— start —

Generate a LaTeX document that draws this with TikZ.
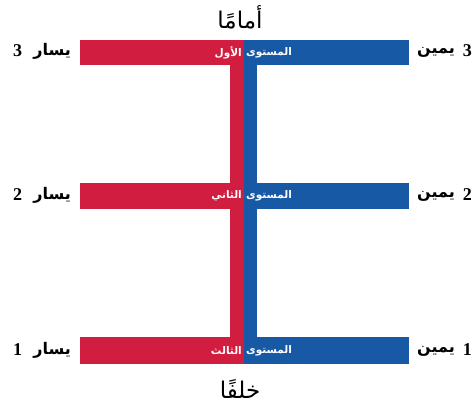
\documentclass[tikz,border=0pt]{standalone}
\usepackage{fontspec}
\TeXXeTstate=1
\newfontfamily\arabicfont[Script=Arabic]{DejaVu Sans}
\newfontfamily\digitfont{Liberation Serif}
\definecolor{barred}{RGB}{209,29,64}
\definecolor{barblue}{RGB}{24,89,166}
\begin{document}
\begin{tikzpicture}[x=1pt,y=-1pt,
  redbar/.style={fill=barred,draw=none},
  bluebar/.style={fill=barblue,draw=none},
  bartext/.style={text=white,font=\arabicfont\bfseries\fontsize{10.5}{12}\selectfont,inner sep=1pt},
  sidetext/.style={text=black,font=\arabicfont\bfseries\fontsize{16}{18}\selectfont,inner sep=0pt},
  sidenum/.style={text=black,font=\digitfont\bfseries\fontsize{18}{20}\selectfont,inner sep=0pt},
  dirtext/.style={text=black,font=\arabicfont\fontsize{23}{26}\selectfont,inner sep=0pt}]
\useasboundingbox (0,0) rectangle (472,409);
% vertical bars
\fill[redbar] (230,40) rectangle (244,364);
\fill[bluebar] (244,40) rectangle (257,364);
% horizontal bars
\fill[redbar] (80,40) rectangle (244,65);
\fill[bluebar] (244,40) rectangle (409,65);
\fill[redbar] (80,183) rectangle (244,209);
\fill[bluebar] (244,183) rectangle (409,209);
\fill[redbar] (80,337) rectangle (244,364);
\fill[bluebar] (244,337) rectangle (409,364);
% bar labels
\node[bartext,anchor=east] (l1a) at (243,52.5) {\beginR الأول\endR};
\node[bartext,anchor=west] (l1b) at (245,52.5) {\beginR المستوى\endR};
\node[bartext,anchor=east] (l2a) at (243,196) {\beginR الثاني\endR};
\node[bartext,anchor=west] (l2b) at (245,196) {\beginR المستوى\endR};
\node[bartext,anchor=east] (l3a) at (243,350.5) {\beginR الثالث\endR};
\node[bartext,anchor=west] (l3b) at (245,350.5) {\beginR المستوى\endR};
% side labels: left (digit then word)
\node[sidenum,anchor=west] (ln3) at (13,51) {3};
\node[sidetext,anchor=east] (lw3) at (71,51) {\beginR يسار\endR};
\node[sidenum,anchor=west] (ln2) at (13,195) {2};
\node[sidetext,anchor=east] (lw2) at (71,195) {\beginR يسار\endR};
\node[sidenum,anchor=west] (ln1) at (13,350) {1};
\node[sidetext,anchor=east] (lw1) at (71,350) {\beginR يسار\endR};
% side labels: right (word then digit)
\node[sidetext,anchor=west] (rw3) at (417,52) {\beginR يمين\endR};
\node[sidenum,anchor=east] (rn3) at (472,51) {3};
\node[sidetext,anchor=west] (rw2) at (417,196) {\beginR يمين\endR};
\node[sidenum,anchor=east] (rn2) at (472,195) {2};
\node[sidetext,anchor=west] (rw1) at (417,351) {\beginR يمين\endR};
\node[sidenum,anchor=east] (rn1) at (472,350) {1};
% directions
\node[dirtext] (front) at (240,17) {\beginR أمامًا\endR};
\node[dirtext] (back) at (240,389) {\beginR خلفًا\endR};
\end{tikzpicture}
\end{document}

— end —

SHORT TASK »
Word for word, quote the full listing, omitting every picture.

RESPONSE »
Generate a LaTeX document that draws this with TikZ.
\documentclass[tikz,border=0pt]{standalone}
\usepackage{fontspec}
\TeXXeTstate=1
\newfontfamily\arabicfont[Script=Arabic]{DejaVu Sans}
\newfontfamily\digitfont{Liberation Serif}
\definecolor{barred}{RGB}{209,29,64}
\definecolor{barblue}{RGB}{24,89,166}
\begin{document}
\begin{tikzpicture}[x=1pt,y=-1pt,
  redbar/.style={fill=barred,draw=none},
  bluebar/.style={fill=barblue,draw=none},
  bartext/.style={text=white,font=\arabicfont\bfseries\fontsize{10.5}{12}\selectfont,inner sep=1pt},
  sidetext/.style={text=black,font=\arabicfont\bfseries\fontsize{16}{18}\selectfont,inner sep=0pt},
  sidenum/.style={text=black,font=\digitfont\bfseries\fontsize{18}{20}\selectfont,inner sep=0pt},
  dirtext/.style={text=black,font=\arabicfont\fontsize{23}{26}\selectfont,inner sep=0pt}]
\useasboundingbox (0,0) rectangle (472,409);
% vertical bars
\fill[redbar] (230,40) rectangle (244,364);
\fill[bluebar] (244,40) rectangle (257,364);
% horizontal bars
\fill[redbar] (80,40) rectangle (244,65);
\fill[bluebar] (244,40) rectangle (409,65);
\fill[redbar] (80,183) rectangle (244,209);
\fill[bluebar] (244,183) rectangle (409,209);
\fill[redbar] (80,337) rectangle (244,364);
\fill[bluebar] (244,337) rectangle (409,364);
% bar labels
\node[bartext,anchor=east] (l1a) at (243,52.5) {\beginR الأول\endR};
\node[bartext,anchor=west] (l1b) at (245,52.5) {\beginR المستوى\endR};
\node[bartext,anchor=east] (l2a) at (243,196) {\beginR الثاني\endR};
\node[bartext,anchor=west] (l2b) at (245,196) {\beginR المستوى\endR};
\node[bartext,anchor=east] (l3a) at (243,350.5) {\beginR الثالث\endR};
\node[bartext,anchor=west] (l3b) at (245,350.5) {\beginR المستوى\endR};
% side labels: left (digit then word)
\node[sidenum,anchor=west] (ln3) at (13,51) {3};
\node[sidetext,anchor=east] (lw3) at (71,51) {\beginR يسار\endR};
\node[sidenum,anchor=west] (ln2) at (13,195) {2};
\node[sidetext,anchor=east] (lw2) at (71,195) {\beginR يسار\endR};
\node[sidenum,anchor=west] (ln1) at (13,350) {1};
\node[sidetext,anchor=east] (lw1) at (71,350) {\beginR يسار\endR};
% side labels: right (word then digit)
\node[sidetext,anchor=west] (rw3) at (417,52) {\beginR يمين\endR};
\node[sidenum,anchor=east] (rn3) at (472,51) {3};
\node[sidetext,anchor=west] (rw2) at (417,196) {\beginR يمين\endR};
\node[sidenum,anchor=east] (rn2) at (472,195) {2};
\node[sidetext,anchor=west] (rw1) at (417,351) {\beginR يمين\endR};
\node[sidenum,anchor=east] (rn1) at (472,350) {1};
% directions
\node[dirtext] (front) at (240,17) {\beginR أمامًا\endR};
\node[dirtext] (back) at (240,389) {\beginR خلفًا\endR};
\end{tikzpicture}
\end{document}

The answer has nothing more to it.